Bitcoin's price broke below a small bear flag on Monday, extending the selloff that started late last week. The breakdown candle touched a convergence where the bottom of a larger 4-month bear flag meets the $77,760 horizontal support level. So far, the new 4-hour candle is holding that support, but the daily chart shows BTC threatening to slip under its 100-day SMA.
Two bear flags, one breakdown
Last week, Bitcoin hit the lower boundary of a 4-month bear flag. That led to a brief consolidation — and the formation of a second, smaller bear flag. That second flag just broke to the downside. The measured move from this smaller pattern would bring BTC to around $68,700, just below the $69,000 horizontal support level.
Daily and weekly signals align
On the daily chart, the RSI is sliding inside a descending channel. If the selloff accelerates, the RSI could bottom out around the time Bitcoin reaches the last decent horizontal support before the ultimate floor at $66,000. The weekly chart, however, still offers a glimmer of hope: the bottom of the original bear flag coincides with a good support level at $72,700, and a bounce from there isn't ruled out.
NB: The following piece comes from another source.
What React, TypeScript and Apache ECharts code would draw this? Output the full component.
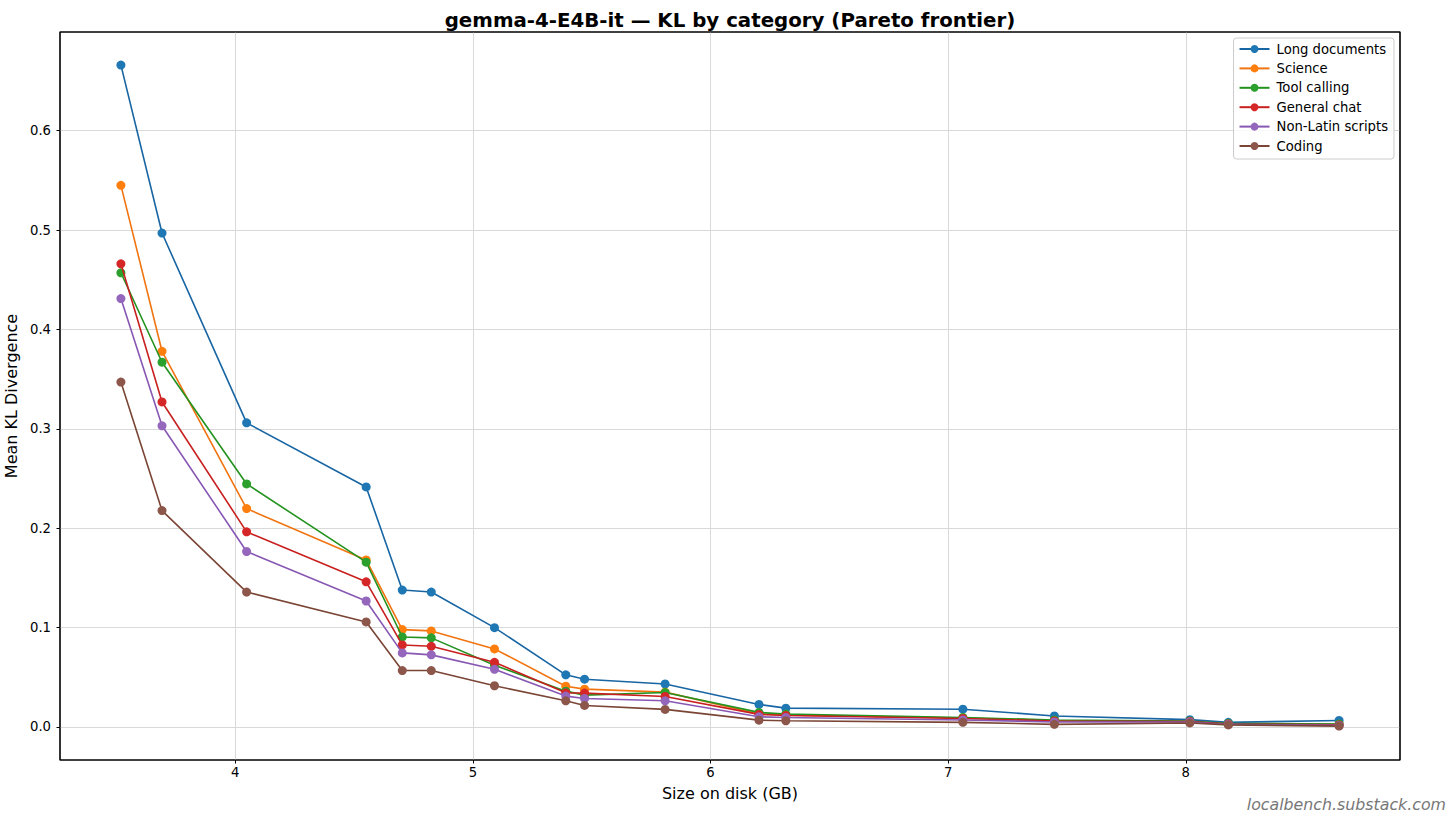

But the weekly Stochastic RSI has just crossed down through the key 80.00 level and is heading back to the bottom. That suggests momentum is turning bearish on the longer timeframe.
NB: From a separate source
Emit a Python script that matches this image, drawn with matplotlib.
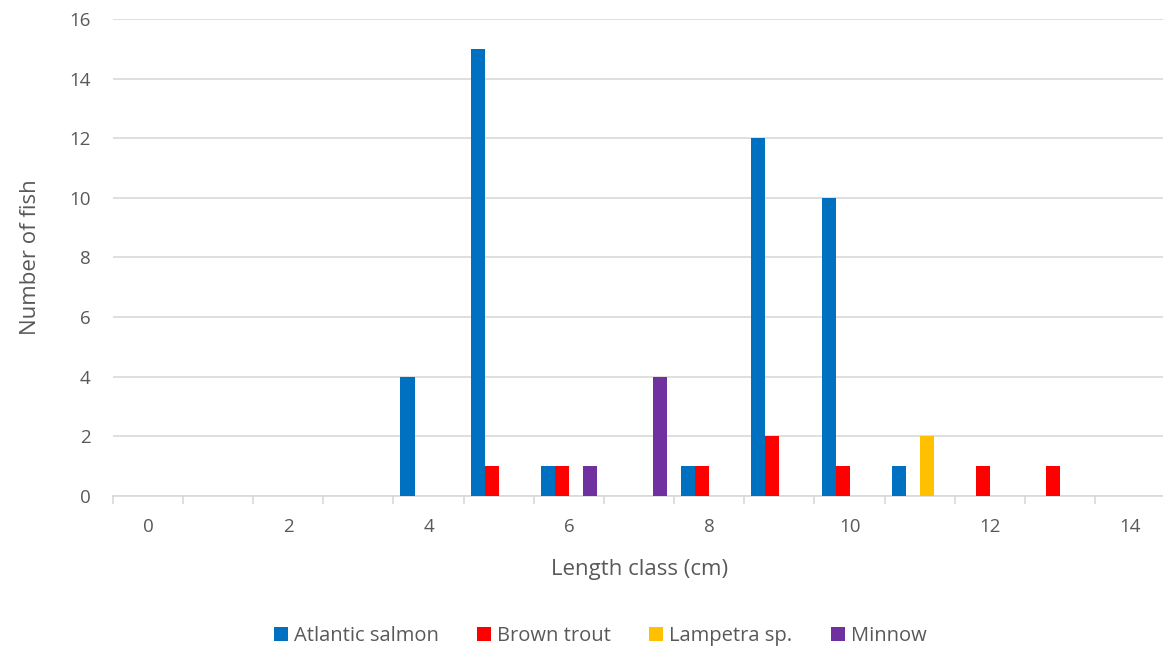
import matplotlib.pyplot as plt
import numpy as np

plt.rcParams['font.family'] = ['Open Sans', 'DejaVu Sans']

# Data
length_classes = list(range(15))
series_names = ["Atlantic salmon", "Brown trout", "Lampetra sp.", "Minnow"]
atlantic_salmon = [0, 0, 0, 0, 4, 15, 1, 0, 1, 12, 10, 1, 0, 0, 0]
brown_trout = [0, 0, 0, 0, 0, 1, 1, 0, 1, 2, 1, 0, 1, 1, 0]
lampetra = [0, 0, 0, 0, 0, 0, 0, 0, 0, 0, 0, 2, 0, 0, 0]
minnow = [0, 0, 0, 0, 0, 0, 1, 4, 0, 0, 0, 0, 0, 0, 0]
colors = ["#0070C0", "#FF0000", "#FFC000", "#7030A0"]

text_col = "#595959"
grid_col = "#D9D9D9"

fig = plt.figure(figsize=(11.63, 6.51), dpi=100)
ax = fig.add_axes([0.097, 0.238, 0.905, 0.733])

x = np.array(length_classes)
w = 0.2
for i, (vals, name, c) in enumerate(zip([atlantic_salmon, brown_trout, lampetra, minnow], series_names, colors)):
    ax.bar(x + (i - 1.5) * w, vals, width=w, color=c, label=name, zorder=3)

ax.set_xlim(-0.5, 14.5)
ax.set_ylim(0, 16)
ax.set_yticks(range(0, 17, 2))
ax.set_xticks(range(0, 15, 2))
ax.set_xticks(np.arange(-0.5, 15, 1), minor=True)
ax.tick_params(axis='x', which='major', length=0, pad=16, labelsize=13.5, labelcolor=text_col)
ax.tick_params(axis='x', which='minor', length=6, color=grid_col, width=1.2)
ax.tick_params(axis='y', length=0, pad=16, labelsize=13.5, labelcolor=text_col)

ax.grid(axis='y', color=grid_col, linewidth=1.2, zorder=0)
for s in ['top', 'right', 'left']:
    ax.spines[s].set_visible(False)
ax.spines['bottom'].set_color(grid_col)
ax.spines['bottom'].set_linewidth(1.2)

ax.set_xlabel("Length class (cm)", fontsize=16, color=text_col, labelpad=16)
ax.set_ylabel("Number of fish", fontsize=16, color=text_col, labelpad=20)

fig.legend(loc='lower center', bbox_to_anchor=(0.516, -0.02), ncol=4, frameon=False,
           fontsize=14.5, labelcolor=text_col, handlelength=0.7, handleheight=0.7,
           handletextpad=0.3, columnspacing=1.9)

fig.savefig("out.png", dpi=100)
What a full measured move looks like
If the current breakdown turns into a full crash, the complete measured move from the top of the larger bear flag would target $44,700 — a 46% drop from the flag's top. Compared with previous bear markets, the timeline has room to run, likely stretching into Q4 of this year.
For now, the $77,760 level is the line in the sand. If it breaks, the next serious support is $72,700. Below that, $66,000 and then the measured move targets come into play. This article is for informational purposes only and not intended as investment advice.